**WHAT YOU ARE ASKED TO DO:** In the material below, find each line holding the string "with" and copy it.

━━━ INPUT RECORDS

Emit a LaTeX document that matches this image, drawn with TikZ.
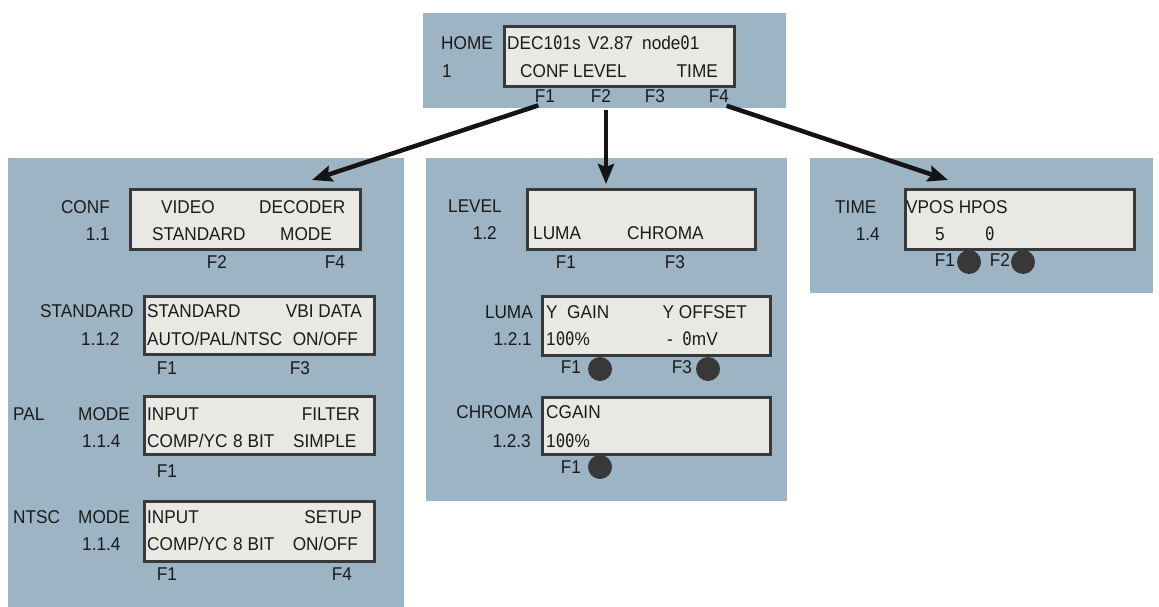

━━━━━━
━━━ INPUT RECORDS

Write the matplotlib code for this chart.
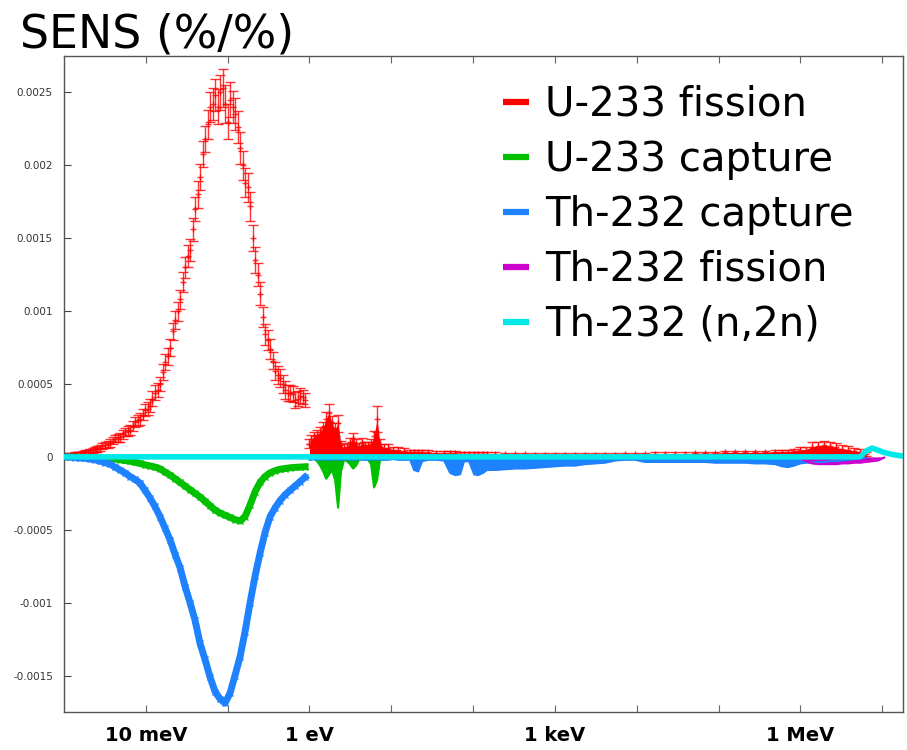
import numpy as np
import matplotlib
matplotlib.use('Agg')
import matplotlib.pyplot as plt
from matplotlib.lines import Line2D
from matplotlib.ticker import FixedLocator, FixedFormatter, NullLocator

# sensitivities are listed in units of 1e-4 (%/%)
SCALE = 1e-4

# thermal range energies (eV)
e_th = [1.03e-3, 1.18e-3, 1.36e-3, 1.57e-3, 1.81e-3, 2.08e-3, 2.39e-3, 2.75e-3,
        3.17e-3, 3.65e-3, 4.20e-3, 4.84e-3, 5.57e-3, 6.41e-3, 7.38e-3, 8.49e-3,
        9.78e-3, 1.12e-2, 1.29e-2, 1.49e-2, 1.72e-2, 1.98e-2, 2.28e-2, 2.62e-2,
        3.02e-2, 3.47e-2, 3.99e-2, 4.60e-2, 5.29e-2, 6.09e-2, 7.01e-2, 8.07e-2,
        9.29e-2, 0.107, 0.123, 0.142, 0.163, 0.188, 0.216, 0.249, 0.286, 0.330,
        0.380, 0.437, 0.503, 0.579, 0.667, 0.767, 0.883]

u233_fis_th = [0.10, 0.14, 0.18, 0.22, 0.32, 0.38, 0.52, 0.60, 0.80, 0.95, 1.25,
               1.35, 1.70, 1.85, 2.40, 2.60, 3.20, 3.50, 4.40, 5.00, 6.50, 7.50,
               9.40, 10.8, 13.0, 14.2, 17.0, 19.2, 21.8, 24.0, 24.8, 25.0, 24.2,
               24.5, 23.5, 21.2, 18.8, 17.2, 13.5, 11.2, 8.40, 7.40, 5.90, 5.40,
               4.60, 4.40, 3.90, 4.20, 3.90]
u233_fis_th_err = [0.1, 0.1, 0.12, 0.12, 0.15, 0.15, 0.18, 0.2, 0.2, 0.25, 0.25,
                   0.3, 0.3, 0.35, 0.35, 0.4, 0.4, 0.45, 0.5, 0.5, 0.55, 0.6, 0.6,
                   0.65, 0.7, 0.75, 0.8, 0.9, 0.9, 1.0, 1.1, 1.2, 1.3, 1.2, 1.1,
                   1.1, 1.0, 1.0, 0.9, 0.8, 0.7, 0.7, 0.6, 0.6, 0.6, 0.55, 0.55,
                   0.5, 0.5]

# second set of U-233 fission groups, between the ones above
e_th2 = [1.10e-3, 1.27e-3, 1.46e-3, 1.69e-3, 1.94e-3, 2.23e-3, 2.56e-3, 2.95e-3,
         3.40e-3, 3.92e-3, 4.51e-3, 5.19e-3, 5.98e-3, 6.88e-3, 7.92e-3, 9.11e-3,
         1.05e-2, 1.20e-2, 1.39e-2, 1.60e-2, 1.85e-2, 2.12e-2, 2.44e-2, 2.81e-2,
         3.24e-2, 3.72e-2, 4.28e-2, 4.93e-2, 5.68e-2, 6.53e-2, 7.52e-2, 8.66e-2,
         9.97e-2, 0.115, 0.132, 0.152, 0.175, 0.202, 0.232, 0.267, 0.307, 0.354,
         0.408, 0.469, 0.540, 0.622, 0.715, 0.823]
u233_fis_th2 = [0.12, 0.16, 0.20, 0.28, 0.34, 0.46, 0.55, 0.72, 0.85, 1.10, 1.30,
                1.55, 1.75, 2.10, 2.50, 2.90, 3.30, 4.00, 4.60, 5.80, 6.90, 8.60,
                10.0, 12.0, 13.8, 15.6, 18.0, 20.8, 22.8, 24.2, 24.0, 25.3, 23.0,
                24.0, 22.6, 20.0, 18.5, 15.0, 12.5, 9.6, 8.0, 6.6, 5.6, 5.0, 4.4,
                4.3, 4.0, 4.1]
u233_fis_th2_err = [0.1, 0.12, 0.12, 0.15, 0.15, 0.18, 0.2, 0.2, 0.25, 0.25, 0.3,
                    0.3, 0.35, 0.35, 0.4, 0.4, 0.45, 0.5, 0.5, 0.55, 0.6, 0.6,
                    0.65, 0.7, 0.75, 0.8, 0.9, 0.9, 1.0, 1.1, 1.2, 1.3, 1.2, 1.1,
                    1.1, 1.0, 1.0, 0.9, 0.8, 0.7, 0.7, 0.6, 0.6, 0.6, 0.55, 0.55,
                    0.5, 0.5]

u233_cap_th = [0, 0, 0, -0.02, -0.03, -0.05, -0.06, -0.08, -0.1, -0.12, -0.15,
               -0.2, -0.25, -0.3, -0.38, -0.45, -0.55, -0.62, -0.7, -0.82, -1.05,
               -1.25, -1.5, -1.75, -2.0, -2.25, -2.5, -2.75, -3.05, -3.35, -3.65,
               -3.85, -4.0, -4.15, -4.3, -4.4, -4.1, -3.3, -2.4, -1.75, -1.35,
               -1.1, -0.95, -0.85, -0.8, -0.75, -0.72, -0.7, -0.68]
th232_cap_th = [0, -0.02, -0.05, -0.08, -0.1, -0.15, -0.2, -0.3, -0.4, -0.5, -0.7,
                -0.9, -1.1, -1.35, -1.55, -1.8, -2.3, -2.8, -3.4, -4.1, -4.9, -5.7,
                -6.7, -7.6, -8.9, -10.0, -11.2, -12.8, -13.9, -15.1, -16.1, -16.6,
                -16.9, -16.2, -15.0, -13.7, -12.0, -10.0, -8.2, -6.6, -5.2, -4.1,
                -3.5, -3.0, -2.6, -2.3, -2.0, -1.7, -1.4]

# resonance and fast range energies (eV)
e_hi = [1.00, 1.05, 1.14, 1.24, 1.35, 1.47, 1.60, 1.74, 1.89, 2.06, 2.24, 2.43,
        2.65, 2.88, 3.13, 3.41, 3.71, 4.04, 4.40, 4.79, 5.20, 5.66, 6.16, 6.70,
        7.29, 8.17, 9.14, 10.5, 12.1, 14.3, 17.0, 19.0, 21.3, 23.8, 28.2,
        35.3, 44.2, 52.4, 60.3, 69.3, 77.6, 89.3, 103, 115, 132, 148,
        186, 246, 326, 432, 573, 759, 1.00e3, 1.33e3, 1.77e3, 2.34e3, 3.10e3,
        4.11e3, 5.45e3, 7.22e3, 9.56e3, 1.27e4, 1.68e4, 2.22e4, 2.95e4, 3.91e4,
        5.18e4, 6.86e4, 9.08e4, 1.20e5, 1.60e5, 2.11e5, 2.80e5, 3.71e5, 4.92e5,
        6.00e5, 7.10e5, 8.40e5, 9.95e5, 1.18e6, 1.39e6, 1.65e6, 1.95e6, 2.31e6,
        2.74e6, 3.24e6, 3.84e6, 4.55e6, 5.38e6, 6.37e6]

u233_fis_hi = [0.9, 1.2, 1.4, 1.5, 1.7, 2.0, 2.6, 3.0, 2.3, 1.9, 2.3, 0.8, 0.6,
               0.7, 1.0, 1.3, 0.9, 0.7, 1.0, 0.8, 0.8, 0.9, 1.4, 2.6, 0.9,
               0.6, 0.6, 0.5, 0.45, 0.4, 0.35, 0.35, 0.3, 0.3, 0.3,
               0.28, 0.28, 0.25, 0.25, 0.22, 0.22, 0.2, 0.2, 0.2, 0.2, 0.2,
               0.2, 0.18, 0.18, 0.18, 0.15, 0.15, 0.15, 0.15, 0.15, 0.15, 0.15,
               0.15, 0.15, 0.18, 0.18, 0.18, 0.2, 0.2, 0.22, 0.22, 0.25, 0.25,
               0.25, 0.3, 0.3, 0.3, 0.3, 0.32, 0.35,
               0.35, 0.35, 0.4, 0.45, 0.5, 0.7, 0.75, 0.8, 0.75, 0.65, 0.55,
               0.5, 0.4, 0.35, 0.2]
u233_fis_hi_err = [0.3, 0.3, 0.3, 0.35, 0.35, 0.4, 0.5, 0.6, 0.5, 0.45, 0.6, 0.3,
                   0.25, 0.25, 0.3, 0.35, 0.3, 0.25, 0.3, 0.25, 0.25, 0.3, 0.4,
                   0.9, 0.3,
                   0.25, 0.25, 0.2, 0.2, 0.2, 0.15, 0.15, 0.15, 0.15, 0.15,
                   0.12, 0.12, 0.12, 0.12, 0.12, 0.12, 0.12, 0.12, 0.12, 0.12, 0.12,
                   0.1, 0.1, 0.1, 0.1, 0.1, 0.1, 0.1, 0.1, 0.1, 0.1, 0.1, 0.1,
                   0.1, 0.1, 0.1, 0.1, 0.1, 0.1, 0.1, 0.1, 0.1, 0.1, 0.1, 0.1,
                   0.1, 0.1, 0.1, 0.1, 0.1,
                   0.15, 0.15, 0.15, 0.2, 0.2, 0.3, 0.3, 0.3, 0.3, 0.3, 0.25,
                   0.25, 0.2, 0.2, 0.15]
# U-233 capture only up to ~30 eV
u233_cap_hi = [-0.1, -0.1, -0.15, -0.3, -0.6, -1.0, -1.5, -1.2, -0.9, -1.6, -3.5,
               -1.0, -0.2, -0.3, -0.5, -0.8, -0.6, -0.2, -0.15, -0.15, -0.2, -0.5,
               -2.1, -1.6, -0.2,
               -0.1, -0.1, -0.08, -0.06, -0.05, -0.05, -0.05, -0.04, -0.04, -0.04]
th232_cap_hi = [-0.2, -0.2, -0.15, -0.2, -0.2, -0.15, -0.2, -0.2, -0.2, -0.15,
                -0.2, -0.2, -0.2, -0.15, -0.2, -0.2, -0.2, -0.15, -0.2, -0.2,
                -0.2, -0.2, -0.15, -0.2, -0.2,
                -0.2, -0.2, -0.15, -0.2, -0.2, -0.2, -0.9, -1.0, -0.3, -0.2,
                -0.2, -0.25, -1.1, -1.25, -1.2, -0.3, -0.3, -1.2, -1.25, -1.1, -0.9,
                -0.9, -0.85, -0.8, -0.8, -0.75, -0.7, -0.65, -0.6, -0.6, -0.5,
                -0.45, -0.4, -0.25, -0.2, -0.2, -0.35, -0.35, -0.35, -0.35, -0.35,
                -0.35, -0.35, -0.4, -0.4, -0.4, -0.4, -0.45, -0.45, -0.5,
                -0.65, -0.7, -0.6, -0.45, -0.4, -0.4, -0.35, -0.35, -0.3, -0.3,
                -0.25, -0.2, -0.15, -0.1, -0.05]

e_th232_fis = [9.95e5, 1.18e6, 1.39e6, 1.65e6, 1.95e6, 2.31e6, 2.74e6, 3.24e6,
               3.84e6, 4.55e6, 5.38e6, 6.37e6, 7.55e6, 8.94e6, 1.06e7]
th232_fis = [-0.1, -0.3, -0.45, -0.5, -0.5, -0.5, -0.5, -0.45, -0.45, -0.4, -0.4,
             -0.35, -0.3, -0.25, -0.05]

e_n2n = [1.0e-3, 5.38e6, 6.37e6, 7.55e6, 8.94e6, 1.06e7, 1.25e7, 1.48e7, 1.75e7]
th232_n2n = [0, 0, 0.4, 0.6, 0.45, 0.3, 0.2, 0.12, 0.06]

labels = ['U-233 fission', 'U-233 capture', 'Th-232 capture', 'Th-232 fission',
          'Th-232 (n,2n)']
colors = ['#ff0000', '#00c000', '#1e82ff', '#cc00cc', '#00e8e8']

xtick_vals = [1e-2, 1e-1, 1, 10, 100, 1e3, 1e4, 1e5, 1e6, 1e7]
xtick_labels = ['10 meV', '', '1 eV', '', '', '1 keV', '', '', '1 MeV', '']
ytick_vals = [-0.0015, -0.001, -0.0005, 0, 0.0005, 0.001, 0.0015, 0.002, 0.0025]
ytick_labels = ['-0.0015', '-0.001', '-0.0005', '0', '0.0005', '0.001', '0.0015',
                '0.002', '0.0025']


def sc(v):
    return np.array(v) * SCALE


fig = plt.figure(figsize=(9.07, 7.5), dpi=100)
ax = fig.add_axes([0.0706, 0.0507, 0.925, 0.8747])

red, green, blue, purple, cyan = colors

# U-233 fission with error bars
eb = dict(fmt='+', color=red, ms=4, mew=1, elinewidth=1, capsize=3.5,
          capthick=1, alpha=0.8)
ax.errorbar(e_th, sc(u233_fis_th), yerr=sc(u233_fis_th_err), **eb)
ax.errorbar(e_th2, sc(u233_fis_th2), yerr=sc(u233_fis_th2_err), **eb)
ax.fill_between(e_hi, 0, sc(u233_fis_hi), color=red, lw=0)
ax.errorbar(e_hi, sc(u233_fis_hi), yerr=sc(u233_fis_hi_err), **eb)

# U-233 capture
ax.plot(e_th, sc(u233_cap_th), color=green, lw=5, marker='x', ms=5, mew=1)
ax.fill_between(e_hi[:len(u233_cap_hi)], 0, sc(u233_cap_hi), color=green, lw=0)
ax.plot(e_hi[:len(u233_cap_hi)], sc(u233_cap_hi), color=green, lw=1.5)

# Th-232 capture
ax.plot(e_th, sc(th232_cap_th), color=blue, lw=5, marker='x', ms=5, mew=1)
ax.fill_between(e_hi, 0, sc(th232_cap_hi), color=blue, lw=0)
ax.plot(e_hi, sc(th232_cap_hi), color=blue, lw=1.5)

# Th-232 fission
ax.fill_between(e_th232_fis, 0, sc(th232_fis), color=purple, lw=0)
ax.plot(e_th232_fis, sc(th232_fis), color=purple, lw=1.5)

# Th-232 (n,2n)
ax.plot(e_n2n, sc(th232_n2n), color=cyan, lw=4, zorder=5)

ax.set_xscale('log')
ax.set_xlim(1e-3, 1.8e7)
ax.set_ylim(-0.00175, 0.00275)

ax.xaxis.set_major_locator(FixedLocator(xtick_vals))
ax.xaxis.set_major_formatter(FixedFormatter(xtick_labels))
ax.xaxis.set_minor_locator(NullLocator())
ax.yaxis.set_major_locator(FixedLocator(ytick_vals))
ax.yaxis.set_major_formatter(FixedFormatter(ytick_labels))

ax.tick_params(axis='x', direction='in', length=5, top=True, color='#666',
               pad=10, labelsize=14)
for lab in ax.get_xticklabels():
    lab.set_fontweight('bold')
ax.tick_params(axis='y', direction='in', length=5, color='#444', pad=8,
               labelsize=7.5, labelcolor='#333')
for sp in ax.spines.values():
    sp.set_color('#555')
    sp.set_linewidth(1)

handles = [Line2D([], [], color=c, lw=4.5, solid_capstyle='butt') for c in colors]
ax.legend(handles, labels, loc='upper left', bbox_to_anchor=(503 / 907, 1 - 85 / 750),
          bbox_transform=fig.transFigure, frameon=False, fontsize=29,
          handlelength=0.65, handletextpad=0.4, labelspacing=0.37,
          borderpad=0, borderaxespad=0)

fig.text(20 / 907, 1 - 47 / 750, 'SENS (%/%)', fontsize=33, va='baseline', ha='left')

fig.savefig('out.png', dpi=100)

━━━━━━

**THE RESPONSE:**
Emit a LaTeX document that matches this image, drawn with TikZ.
# U-233 fission with error bars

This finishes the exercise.